Theoretical and spectroscopic studies of a series of monomeric and dimeric complexes formed through the modification of a zirconium butoxide precursor with acetylacetone and subsequent hydrolysis and/or condensation have been performed by applying DFT/B3LYP/6-31++G(d) and highly accurate RI-ADC(2) methods as well as IR and UV-Vis transmittance and diffuse reflectance spectroscopies. Based on DFT model calculations and simulated and experimental UV-Vis and IR spectra of all the studied structures, the most probable building units of the Zr(IV)-AcAc gel were predicted: the dimeric double hydroxo-bridged complex Zr(2)(AcAc)(2)(OH)(4)(OH)(2br) 9 and the monooxo-bridged complex Zr(2)(AcAc)(2)(OH)(4)O(br)·2H(2)O 12. In both structures, the two AcAc ligands are coordinated to one Zr atom.

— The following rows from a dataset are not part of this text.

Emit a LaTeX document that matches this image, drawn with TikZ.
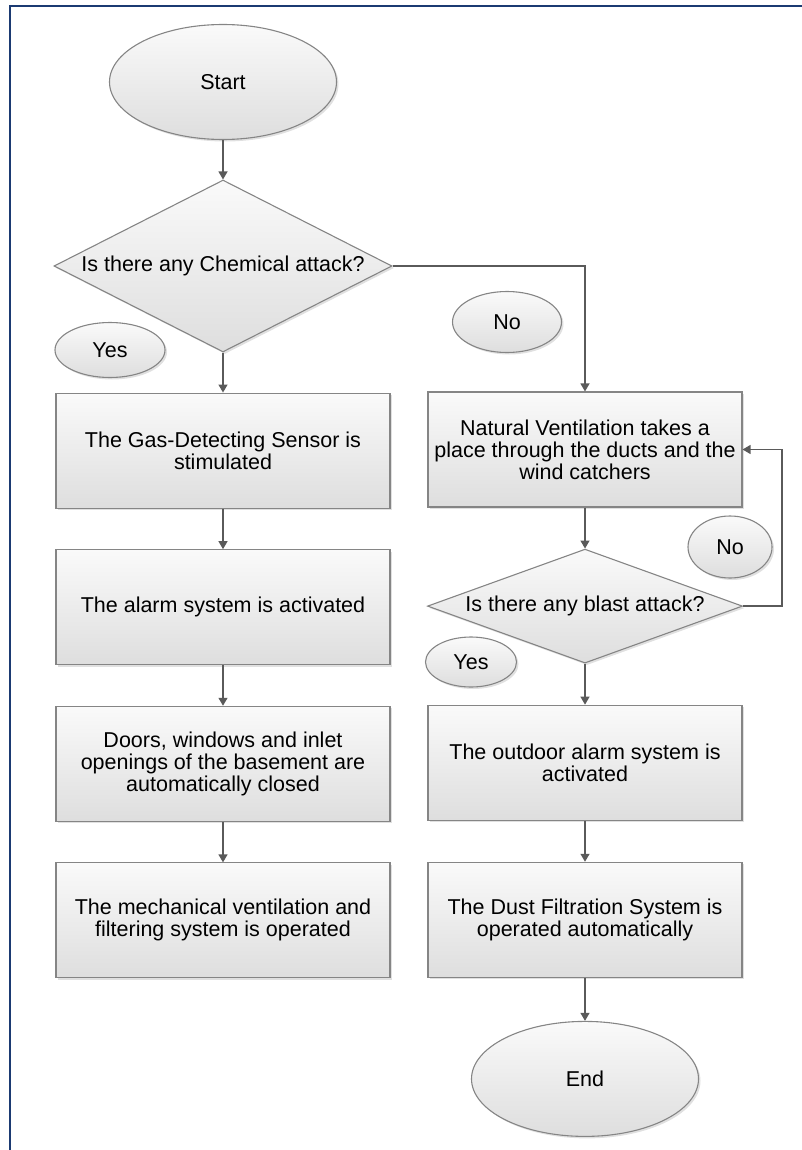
\documentclass[tikz,border=0pt]{standalone}
\usepackage{fontspec}
\setmainfont{Liberation Sans}
\usetikzlibrary{positioning,shapes.geometric,arrows.meta,shadows}
\definecolor{framenavy}{HTML}{1B3A72}
\definecolor{edgegray}{HTML}{858585}
\definecolor{flowgray}{HTML}{5A5A5A}
\tikzset{
  base/.style={draw=edgegray, line width=1.1pt, top color=white!98!black, bottom color=white!87!black,
    font=\fontsize{21.5}{22}\selectfont, align=center,
    drop shadow={shadow xshift=2pt, shadow yshift=-2pt, fill=black!30, opacity=0.4}},
  procbox/.style={base, rectangle, minimum height=115pt, inner sep=0pt},
  decision/.style={base, diamond, inner sep=0pt},
  terminal/.style={base, ellipse, minimum width=227pt, minimum height=115pt, inner sep=0pt},
  tag/.style={base, ellipse, inner sep=0pt},
  flow/.style={draw=flowgray, line width=1.3pt, -{Triangle[width=9pt,length=8pt]}},
}
\begin{document}
\begin{tikzpicture}[x=1pt, y=-1pt]
\useasboundingbox (0,0) rectangle (802,1150);
\draw[framenavy, line width=2.8pt] (10,1150) -- (10,6) -- (802,6);

\node[terminal] (start) at (223,82) {Start};
\node[decision, minimum width=338pt, minimum height=172pt, aspect=2] (chem) at (223,266) {Is there any Chemical attack?};

% left column
\node[procbox, minimum width=334pt, below=40pt of chem] (gas) {The Gas-Detecting Sensor is\\stimulated};
\node[procbox, minimum width=334pt, below=40.5pt of gas] (alarm) {The alarm system is activated};
\node[procbox, minimum width=334pt, below=40.5pt of alarm] (doors) {Doors, windows and inlet\\openings of the basement are\\automatically closed};
\node[procbox, minimum width=334pt, below=40.5pt of doors] (mech) {The mechanical ventilation and\\filtering system is operated};

% right column
\node[procbox, minimum width=314pt] (natvent) at (585,449.5) {Natural Ventilation takes a\\place through the ducts and the\\wind catchers};
\node[decision, minimum width=315pt, minimum height=114pt, aspect=3] (blast) [below=41pt of natvent] {Is there any blast attack?};
\node[procbox, minimum width=314pt, below=41pt of blast] (outdoor) {The outdoor alarm system is\\activated};
\node[procbox, minimum width=314pt, below=41pt of outdoor] (dust) {The Dust Filtration System is\\operated automatically};
\node[terminal, below=43pt of dust] (end) {End};

% answer tags
\node[tag, minimum width=110pt, minimum height=55pt] (yesA) at (110,350) {Yes};
\node[tag, minimum width=109pt, minimum height=61pt] (noA) at (507,322) {No};
\node[tag, minimum width=84pt, minimum height=62pt] (noB) at (730,547) {No};
\node[tag, minimum width=91pt, minimum height=50pt] (yesB) at (471,662) {Yes};

\draw[flow] (start) -- (chem);
\draw[flow] (chem) -- (gas);
\draw[flow] (gas) -- (alarm);
\draw[flow] (alarm) -- (doors);
\draw[flow] (doors) -- (mech);
\draw[flow] (chem.east) -| (natvent.north);
\draw[flow] (natvent) -- (blast);
\draw[flow] (blast.east) -- ++(39,0) |- (natvent.east);
\draw[flow] (blast) -- (outdoor);
\draw[flow] (outdoor) -- (dust);
\draw[flow] (dust) -- (end);
\end{tikzpicture}
\end{document}
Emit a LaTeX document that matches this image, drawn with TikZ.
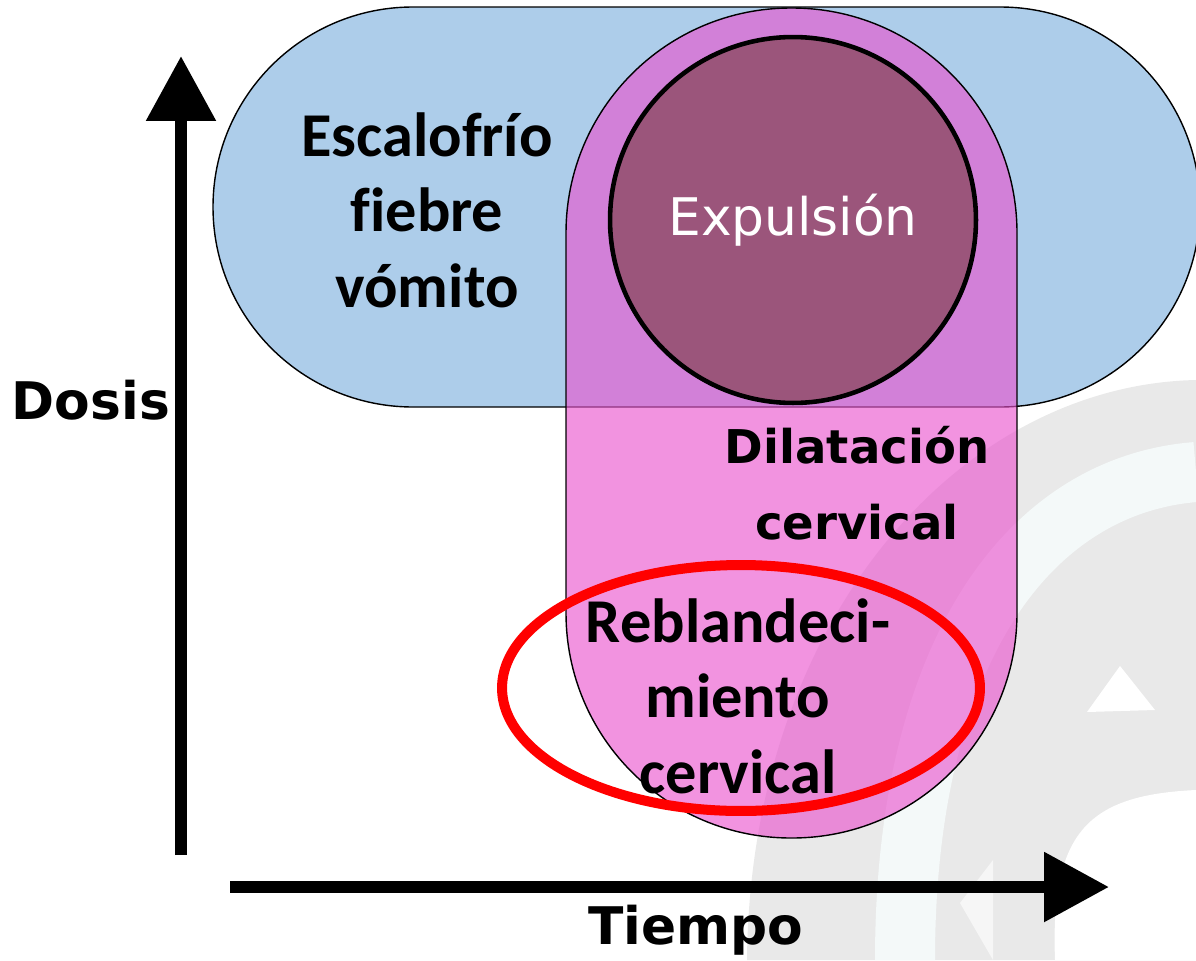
\documentclass[tikz,border=0pt]{standalone}
\usepackage{fontspec}
\setmainfont{Carlito}[Ligatures=CommonOff]
\newfontfamily\verdana{DejaVu Sans}
\usetikzlibrary{arrows.meta,positioning}
\definecolor{azul}{RGB}{173,205,234}
\definecolor{rosa}{RGB}{234,81,205}
\definecolor{morado}{RGB}{155,85,123}
\definecolor{marca}{RGB}{233,233,233}
\definecolor{marcaclara}{RGB}{244,249,249}
\tikzstyle{zona} = [draw=black, line width=0.8pt]
\tikzstyle{eje} = [line width=7pt, -{Triangle[length=1.3cm,width=1.34cm]}]
\tikzstyle{calibri} = [font=\bfseries\fontsize{35.5}{43}\selectfont, align=center]
\tikzstyle{verdana} = [font=\verdana\bfseries\fontsize{29.5}{36}\selectfont]

\begin{document}
\begin{tikzpicture}[x=0.02cm, y=-0.02cm]
\useasboundingbox (0,0) rectangle (1196,960);
% logo de fondo
\fill[marca] (747,960) .. controls (750,620) and (960,385) .. (1196,380) -- (1196,960) -- cycle;
\draw[marcaclara, line width=1.2cm] (905,960) .. controls (905,650) and (1030,485) .. (1196,472);
\fill[white] (1055,960) .. controls (1050,830) and (1090,795) .. (1196,790) -- (1196,960) -- cycle;
\fill[white] (1087,712) -- (1155,710) -- (1120,666) -- cycle;
\fill[white!60!marca] (960,903) -- (993,860) -- (993,960) -- cycle;
% zonas
\draw[zona, fill=azul, rounded corners=4cm] (213,7) rectangle (1200,407);
\draw[zona, fill=rosa, fill opacity=0.62, rounded corners=4.5cm] (566,8) rectangle (1017,838);
\node[circle, draw=black, line width=2.6pt, fill=morado, minimum size=7.32cm,
      text=white, font=\verdana\fontsize{29.5}{36}\selectfont] (expulsion) at (793,220) {Expulsión};
\draw[red, line width=5.7pt] (741,688) ellipse [x radius=4.78cm, y radius=2.46cm];
% textos
\node[calibri] (sintomas) at (427,210) {Escalofrío\\fiebre\\vómito};
\node[calibri] (reblandecimiento) at (738,696) {Reblandeci-\\miento\\cervical};
\node[font=\verdana\bfseries\fontsize{26.5}{43.5}\selectfont, align=center] (dilatacion) at (857,483) {Dilatación\\cervical};
\node[verdana] (dosis) at (91,400) {Dosis};
\node[verdana] (tiempo) at (696,930) {Tiempo};
% ejes
\coordinate (origen-y) at (181,855);
\coordinate (tope-y) at (181,56);
\coordinate (origen-x) at (230,887);
\coordinate (tope-x) at (1109,887);
\draw[eje] (origen-y) -- (tope-y);
\draw[eje] (origen-x) -- (tope-x);
\end{tikzpicture}
\end{document}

It was shown that building units 9 and 12 determine the photophysical and vibrational properties of the gel material. The observed UV-Vis and IR spectra of Zr(IV)-AcAc gel were interpreted and a relation between the spectroscopic and structural data was derived. The observed UV-Vis bands at 315 nm and 298/288 nm were assigned to partial ligand-metal transitions and to intra-/inter-AcAc ligand transitions, respectively.